The Industrial Revolution
A significant turnover for building new roads came with the period of the so called “industrial revolution”. At that time a steam machine was invented which were introduced as a main drive unit in factories. In no time it was fast improved and then it was used in the first steam locomotive. Old roads became obsolete and did not meet high quality standards of increasing traffic for dynamic new industries. New large and heavy wagons and carts appeared on the roads. Traffic increase created new demands for logistics and transportation of raw materials and finished products.
New method of McAdam
Building a new road quickly and meet high quality standards with the least cost as possible was a tough nut to crack. At the appropriate moment of history John Laudon McAdam (1756-1836), Scottish engineer and entrepreneur appeared.
Even an average student of English can feel where the name for this type of stone aggregate comes from. (When pronouncing “Mc” as [mek] it is very close to the Czech name “makadam”). McAdam noticed that stone aggregates of a particular size have so called “self tightening properties” it means that when a stone aggregate is rammed down well, individual stones wedge among each other.
He came with his invention in the right moment, for ramming process to be done correctly is not a simple thing. At that time, it was no problem at all. Steam machine already existed and furthermore it was attached to a sturdy roller.
His findings were used successfully in 1810 when building a road in Bristol. Later on he improved his method by final cover with fine crushed stone on the surface of a “roadway”. For finer surface of a roadway he later added next improvement i.e. pouring liquid tar through surface already rammed down with stone aggregate.
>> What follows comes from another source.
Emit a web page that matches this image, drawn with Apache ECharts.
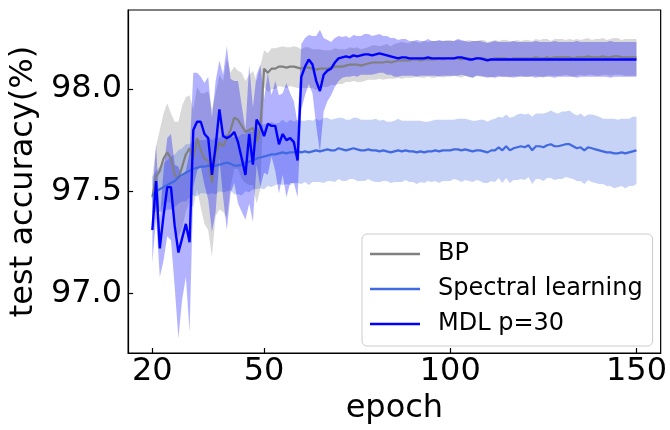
<!DOCTYPE html>
<html><head><meta charset="utf-8">
<script src="https://cdn.jsdelivr.net/npm/echarts@6/dist/echarts.min.js"></script>
<style>html,body{margin:0;padding:0;background:#fff}#c{width:670px;height:430px}</style>
</head><body><div id="c"></div>
<script>
const epochStart = 20, epochEnd = 150;
const xTicks = [20, 50, 100, 150];
const yTicks = [97.0, 97.5, 98.0];
const seriesNames = ['BP', 'Spectral learning', 'MDL p=30'];

// BP (gray) mean and std, epochs 20..150
const bpMean = [
97.47,97.57,97.60,97.66,97.69,97.66,97.58,97.56,97.62,97.68,
97.71,97.66,97.76,97.70,97.66,97.65,97.54,97.68,97.74,97.72,
97.76,97.80,97.86,97.85,97.82,97.79,97.80,97.81,97.74,97.81,
98.10,98.08,98.10,98.10,98.11,98.11,98.105,98.11,98.11,98.105,
98.10,98.105,98.105,98.10,98.095,98.10,98.10,98.10,98.105,98.11,
98.11,98.11,98.115,98.12,98.12,98.12,98.115,98.12,98.125,98.13,
98.13,98.13,98.13,98.135,98.13,98.135,98.14,98.14,98.14,98.14,
98.145,98.145,98.14,98.145,98.145,98.145,98.145,98.15,98.145,98.15,
98.15,98.15,98.15,98.145,98.15,98.15,98.145,98.15,98.15,98.15,
98.145,98.145,98.15,98.15,98.15,98.15,98.145,98.15,98.15,98.15,
98.15,98.15,98.15,98.155,98.15,98.15,98.155,98.15,98.155,98.155,
98.155,98.155,98.155,98.15,98.155,98.155,98.155,98.16,98.155,98.155,
98.155,98.16,98.155,98.155,98.16,98.16,98.155,98.155,98.155,98.155,98.155];
const bpStd = [
0.10,0.15,0.20,0.22,0.24,0.22,0.26,0.28,0.30,0.28,
0.26,0.24,0.25,0.28,0.32,0.34,0.36,0.30,0.33,0.32,
0.39,0.28,0.25,0.24,0.26,0.25,0.27,0.28,0.30,0.30,
0.09,0.095,0.10,0.10,0.095,0.10,0.10,0.095,0.10,0.10,
0.095,0.10,0.10,0.095,0.10,0.095,0.09,0.09,0.085,0.09,
0.085,0.085,0.08,0.085,0.08,0.085,0.08,0.08,0.08,0.085,
0.085,0.08,0.085,0.085,0.08,0.085,0.085,0.09,0.085,0.085,
0.09,0.085,0.085,0.09,0.085,0.09,0.09,0.085,0.09,0.09,
0.09,0.085,0.09,0.09,0.085,0.09,0.09,0.085,0.09,0.09,
0.085,0.09,0.09,0.085,0.09,0.09,0.09,0.085,0.09,0.085,
0.09,0.09,0.085,0.09,0.09,0.095,0.09,0.085,0.09,0.09,
0.09,0.085,0.09,0.09,0.09,0.085,0.09,0.09,0.085,0.09,
0.09,0.09,0.085,0.09,0.09,0.09,0.085,0.09,0.09,0.09,0.09];

// Spectral learning (royal blue)
const spMean = [
97.48,97.50,97.51,97.52,97.53,97.54,97.55,97.57,97.58,97.59,
97.60,97.61,97.615,97.62,97.62,97.625,97.62,97.625,97.63,97.635,
97.64,97.635,97.625,97.625,97.63,97.64,97.645,97.65,97.66,97.665,
97.67,97.675,97.68,97.68,97.685,97.69,97.685,97.69,97.69,97.695,
97.69,97.695,97.69,97.695,97.70,97.695,97.70,97.705,97.70,97.70,
97.71,97.705,97.70,97.705,97.71,97.705,97.70,97.70,97.705,97.70,
97.70,97.695,97.70,97.695,97.69,97.695,97.70,97.695,97.70,97.695,
97.695,97.69,97.695,97.69,97.695,97.695,97.70,97.695,97.70,97.70,
97.70,97.705,97.705,97.70,97.705,97.70,97.695,97.70,97.70,97.695,
97.69,97.70,97.70,97.715,97.70,97.72,97.70,97.71,97.715,97.72,
97.715,97.725,97.70,97.72,97.72,97.715,97.725,97.73,97.72,97.72,
97.725,97.73,97.73,97.72,97.71,97.715,97.70,97.715,97.71,97.705,
97.70,97.695,97.69,97.69,97.685,97.685,97.69,97.685,97.69,97.695,97.70];
const spStd = [
0.09,0.10,0.11,0.12,0.12,0.13,0.13,0.13,0.13,0.14,
0.13,0.13,0.14,0.13,0.13,0.14,0.13,0.14,0.13,0.14,
0.14,0.13,0.14,0.14,0.15,0.14,0.15,0.14,0.15,0.15,
0.16,0.15,0.16,0.15,0.15,0.16,0.15,0.16,0.15,0.155,
0.155,0.15,0.16,0.15,0.155,0.15,0.16,0.155,0.15,0.155,
0.15,0.155,0.15,0.145,0.15,0.155,0.15,0.15,0.145,0.15,
0.155,0.15,0.15,0.145,0.15,0.15,0.155,0.15,0.145,0.15,
0.15,0.155,0.15,0.15,0.145,0.15,0.15,0.155,0.15,0.15,
0.15,0.145,0.15,0.155,0.15,0.15,0.15,0.145,0.15,0.155,
0.15,0.15,0.155,0.15,0.16,0.155,0.16,0.155,0.16,0.16,
0.16,0.155,0.165,0.16,0.16,0.165,0.16,0.165,0.165,0.16,
0.165,0.16,0.165,0.16,0.16,0.165,0.165,0.16,0.165,0.165,
0.165,0.16,0.165,0.165,0.17,0.165,0.165,0.17,0.165,0.17,0.165];

// MDL p=30 (blue)
const mdlMean = [
97.31,97.55,97.22,97.38,97.52,97.52,97.33,97.20,97.27,97.34,
97.25,97.80,97.84,97.84,97.78,97.76,97.58,97.72,97.90,97.77,
97.76,97.77,97.79,97.74,97.66,97.58,97.78,97.63,97.85,97.82,
97.77,97.83,97.82,97.82,97.73,97.78,97.75,97.76,97.74,97.65,
98.06,98.11,98.145,98.12,98.04,97.99,98.07,98.09,98.10,98.13,
98.15,98.155,98.16,98.155,98.165,98.16,98.165,98.17,98.17,98.165,
98.17,98.175,98.17,98.165,98.16,98.155,98.15,98.155,98.155,98.15,
98.15,98.15,98.15,98.15,98.155,98.15,98.15,98.15,98.15,98.15,
98.15,98.15,98.155,98.155,98.15,98.145,98.145,98.15,98.15,98.145,
98.14,98.145,98.145,98.145,98.145,98.145,98.145,98.145,98.145,98.145,
98.145,98.145,98.145,98.145,98.145,98.145,98.145,98.145,98.145,98.145,
98.145,98.145,98.145,98.145,98.145,98.145,98.145,98.145,98.145,98.145,
98.145,98.145,98.145,98.145,98.145,98.145,98.145,98.145,98.145,98.145,98.145];
const mdlStd = [
0.16,0.18,0.14,0.22,0.24,0.26,0.30,0.42,0.30,0.26,
0.44,0.28,0.24,0.22,0.25,0.30,0.28,0.32,0.24,0.30,
0.45,0.28,0.25,0.30,0.26,0.22,0.34,0.28,0.22,0.30,
0.18,0.25,0.15,0.22,0.24,0.20,0.28,0.22,0.20,0.18,
0.16,0.14,0.12,0.14,0.22,0.30,0.18,0.15,0.13,0.12,
0.11,0.10,0.10,0.095,0.10,0.10,0.095,0.10,0.10,0.095,
0.095,0.095,0.09,0.095,0.09,0.095,0.09,0.09,0.09,0.085,
0.085,0.09,0.085,0.085,0.09,0.085,0.085,0.09,0.085,0.085,
0.085,0.085,0.09,0.085,0.085,0.085,0.09,0.085,0.085,0.085,
0.085,0.085,0.09,0.085,0.085,0.085,0.085,0.09,0.085,0.085,
0.085,0.085,0.085,0.09,0.085,0.085,0.085,0.085,0.09,0.085,
0.085,0.085,0.085,0.085,0.09,0.085,0.085,0.085,0.085,0.085,
0.085,0.085,0.085,0.09,0.085,0.085,0.085,0.085,0.085,0.085,0.085];

const colors = {bp: '#808080', sp: '#4169e1', mdl: '#0000ff'};
const FONT = 'DejaVu Sans';

const epochs = [];
for (let e = epochStart; e <= epochEnd; e++) epochs.push(e);
const pairs = vals => epochs.map((e, i) => [e, vals[i]]);

// band drawn as one polygon (mean - std .. mean + std) through the axis scales
function band(key, m, s, color) {
  const lo = m.map((v, i) => v - s[i]);
  const hi = m.map((v, i) => v + s[i]);
  return {
    name: key + '_band', type: 'custom', silent: true, z: 1,
    data: epochs.map((e, i) => [e, lo[i], hi[i]]),
    encode: {x: 0, y: [1, 2]},
    clip: true,
    renderItem: function (params, api) {
      if (params.dataIndex !== 0) return null;
      const pts = [];
      for (let i = 0; i < epochs.length; i++) pts.push(api.coord([epochs[i], hi[i]]));
      for (let i = epochs.length - 1; i >= 0; i--) pts.push(api.coord([epochs[i], lo[i]]));
      return {type: 'polygon', shape: {points: pts}, style: {fill: color, opacity: 0.3}};
    }
  };
}
function line(name, m, color, w) {
  return {name: name, type: 'line', data: pairs(m), symbol: 'none', showSymbol: false,
    lineStyle: {color: color, width: w}, itemStyle: {color: color}, emphasis: {disabled: true}, z: 3};
}

const chart = echarts.init(document.getElementById('c'), null, {renderer: 'canvas'});
chart.setOption({
  animation: false,
  backgroundColor: '#ffffff',
  grid: {left: 128, top: 10, width: 537, height: 347, show: true, borderColor: '#000', borderWidth: 1.2, backgroundColor: 'transparent'},
  xAxis: {
    type: 'value', min: 13.5, max: 156.5,
    name: 'epoch', nameLocation: 'middle', nameGap: 40,
    nameTextStyle: {fontFamily: FONT, fontSize: 32, color: '#000'},
    axisLine: {show: true, lineStyle: {color: '#000', width: 1.2}},
    axisTick: {show: true, inside: true, length: 5, customValues: xTicks, lineStyle: {color: '#000', width: 1.2}},
    axisLabel: {customValues: xTicks, fontFamily: FONT, fontSize: 32, color: '#000', margin: 3},
    splitLine: {show: false}
  },
  yAxis: {
    type: 'value', min: 96.708, max: 98.387,
    name: 'test accuracy(%)', nameLocation: 'middle', nameGap: 75,
    nameTextStyle: {fontFamily: FONT, fontSize: 32, color: '#000'},
    axisLine: {show: true, lineStyle: {color: '#000', width: 1.2}},
    axisTick: {show: true, inside: true, length: 5, customValues: yTicks, lineStyle: {color: '#000', width: 1.2}},
    axisLabel: {customValues: yTicks, fontFamily: FONT, fontSize: 32, color: '#000', margin: 6,
      formatter: v => v.toFixed(1)},
    splitLine: {show: false}
  },
  legend: {
    data: seriesNames, orient: 'vertical', left: 362, top: 234,
    icon: 'rect', itemWidth: 50, itemHeight: 2.5, itemGap: 11,
    padding: [8, 10, 10, 8],
    backgroundColor: 'rgba(255,255,255,0.8)', borderColor: '#cccccc', borderWidth: 1, borderRadius: 5,
    textStyle: {fontFamily: FONT, fontSize: 24, color: '#000', padding: [0, 0, 0, 13]},
    selectedMode: false
  },
  series: [
    band('bp', bpMean, bpStd, colors.bp),
    band('sp', spMean, spStd, colors.sp),
    band('mdl', mdlMean, mdlStd, colors.mdl),
    line(seriesNames[0], bpMean, colors.bp, 2.2),
    line(seriesNames[1], spMean, colors.sp, 2.2),
    line(seriesNames[2], mdlMean, colors.mdl, 2.4)
  ]
});
</script>
</body></html>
This building method spread all over Europe and in 1830 it was used the then USA on a regular basis.
Nothing could stop a full potential and development of modern civilization. As a reward for his invention he was honoured to be portrayed on a British postage stamp.
A funny story is told bout him. Once his suppliers of gravel asked what size the crushed stone aggregate should be for his new invention. This is what he replied: “it should be about the size of stone you can put into your mouth”. Only one of them has made stone aggregates a bit larger than the others. In the end it emerged that he was toothless.
It would be a mistake to think that manual production of stone aggregates has disappeared today. There are still places in the world where this craft is still running.